16. The method of claim 11, wherein the second discovery response contains a fourth sequence number, the third discovery response message contains a fifth sequence number, the fourth sequence number is the same as the second sequence number, and the fifth sequence number is the same as the first sequence number.

17. An apparatus, processing circuitry configured to:

receive, at a first node from a first neighbor node in a mesh network, a first discovery request comprising a first request for a route to a destination node in the mesh network;

in response to a routing table of the first node containing at least one route to the destination node, send, to the first neighbor node, a first discovery response message comprising first information of the at least one route; and

in response to the routing table not containing at least one route to the destination node, send, to a second neighbor node, a second discovery request comprising a second request for a route to the destination node.

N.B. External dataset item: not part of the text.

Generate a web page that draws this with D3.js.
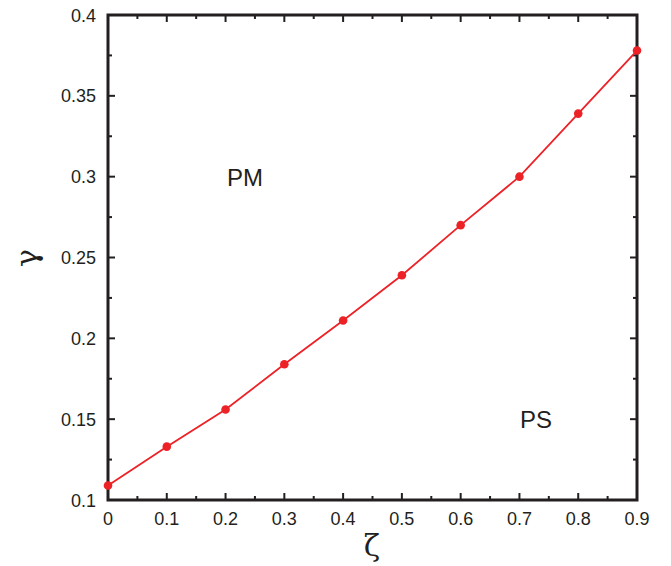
<!DOCTYPE html>
<html>
<head>
<meta charset="utf-8">
<script src="https://cdn.jsdelivr.net/npm/d3@7"></script>
<style>
  body { margin: 0; background: #fff; }
  svg { display: block; font-family: "Liberation Sans", Arial, sans-serif; }
</style>
</head>
<body>
<svg id="chart" width="671" height="566"></svg>
<script>
// data
var zeta = [0, 0.1, 0.2, 0.3, 0.4, 0.5, 0.6, 0.7, 0.8, 0.9];
var gamma = [0.109, 0.133, 0.156, 0.184, 0.211, 0.239, 0.270, 0.300, 0.339, 0.378];
var xTicks = [0, 0.1, 0.2, 0.3, 0.4, 0.5, 0.6, 0.7, 0.8, 0.9];
var yTicks = [0.1, 0.15, 0.2, 0.25, 0.3, 0.35, 0.4];
var regions = [{label: "PM", x: 0.233, y: 0.3}, {label: "PS", x: 0.728, y: 0.15}];

var svg = d3.select("#chart");
var plotL = 108, plotR = 637, plotT = 15, plotB = 500;
var red = "#ec2227", ink = "#231f20";

var x = d3.scaleLinear().domain([0, 0.9]).range([plotL, plotR]);
var y = d3.scaleLinear().domain([0.1, 0.4]).range([plotB, plotT]);

var xMinor = d3.range(0.05, 0.9, 0.1);
var yMinor = d3.range(0.125, 0.4, 0.05);

var g = svg.append("g");

// inward ticks on all four sides
function xticks(vals, len, w) {
  vals.forEach(function(v) {
    g.append("line").attr("x1", x(v)).attr("x2", x(v)).attr("y1", plotB).attr("y2", plotB - len)
      .attr("stroke", ink).attr("stroke-width", w);
    g.append("line").attr("x1", x(v)).attr("x2", x(v)).attr("y1", plotT).attr("y2", plotT + len)
      .attr("stroke", ink).attr("stroke-width", w);
  });
}
function yticks(vals, len, w) {
  vals.forEach(function(v) {
    g.append("line").attr("y1", y(v)).attr("y2", y(v)).attr("x1", plotL).attr("x2", plotL + len)
      .attr("stroke", ink).attr("stroke-width", w);
    g.append("line").attr("y1", y(v)).attr("y2", y(v)).attr("x1", plotR).attr("x2", plotR - len)
      .attr("stroke", ink).attr("stroke-width", w);
  });
}
xticks(xTicks, 7, 2);
xticks(xMinor, 4, 2);
yticks(yTicks, 7, 2);
yticks(yMinor, 4, 2);

g.append("rect").attr("x", plotL).attr("y", plotT)
  .attr("width", plotR - plotL).attr("height", plotB - plotT)
  .attr("fill", "none").attr("stroke", ink).attr("stroke-width", 3);

// tick labels
g.selectAll("text.xl").data(xTicks).enter().append("text")
  .attr("x", function(d) { return x(d); }).attr("y", 525)
  .attr("text-anchor", "middle").attr("font-size", 18).attr("fill", ink)
  .text(function(d) { return d3.format("")(d); });

g.selectAll("text.yl").data(yTicks).enter().append("text")
  .attr("x", 96).attr("y", function(d) { return y(d) + 6.5; })
  .attr("text-anchor", "end").attr("font-size", 18).attr("fill", ink)
  .text(function(d) { return d3.format("")(d); });

// axis titles
svg.append("text").attr("x", 372).attr("y", 556).attr("text-anchor", "middle")
  .attr("font-family", "DejaVu Serif, serif").attr("font-size", 30).attr("fill", ink).text("ζ");
svg.append("text").attr("transform", "translate(37,258) rotate(-90)").attr("text-anchor", "middle")
  .attr("font-family", "DejaVu Serif, serif").attr("font-size", 30).attr("fill", ink).text("γ");

// region labels
svg.selectAll("text.reg").data(regions).enter().append("text")
  .attr("x", function(d) { return x(d.x); }).attr("y", function(d) { return y(d.y) + 9; })
  .attr("text-anchor", "middle").attr("font-size", 24).attr("fill", ink)
  .text(function(d) { return d.label; });

// curve and markers
var pts = zeta.map(function(z, i) { return [z, gamma[i]]; });
svg.append("path").datum(pts)
  .attr("d", d3.line().x(function(d) { return x(d[0]); }).y(function(d) { return y(d[1]); }))
  .attr("fill", "none").attr("stroke", red).attr("stroke-width", 1.8);
svg.selectAll("circle").data(pts).enter().append("circle")
  .attr("cx", function(d) { return x(d[0]); }).attr("cy", function(d) { return y(d[1]); })
  .attr("r", 4.3).attr("fill", red);
</script>
</body>
</html>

18. The apparatus of claim 17, wherein the processing circuitry is further configured to:

receive, from the second neighbor node in the mesh network, a second discovery response message comprising second information of at least one route to the destination node;

update the routing table of the first node by adding the at least one route; and

transmit, to the first neighbor node in the mesh network, a third discovery response message comprising third information of the at least one route.

19. A non-transitory computer-readable medium storing instructions that, when executed by a processor, cause to the processor to perform:

receiving, at a first node from a first neighbor node in a mesh network, a first discovery request comprising a first request for a route to a destination node in the mesh network;

in response to a routing table of the first node containing at least one route to the destination node, sending, to the first neighbor node, a first discovery response message comprising first information of the at least one route; and

in response to the routing table not containing at least one route to the destination node, sending, to a second neighbor node, a second discovery request comprising a second request for a route to the destination node.

20. The non-transitory computer-readable medium of claim 19, wherein the processor further performs:

receiving, from the second neighbor node in the mesh network, a second discovery response message comprising second information of at least one route to the destination node;

updating the routing table of the first node by adding the at least one route; and

transmitting, to the first neighbor node in the mesh network, a third discovery response message comprising third information of the at least one route.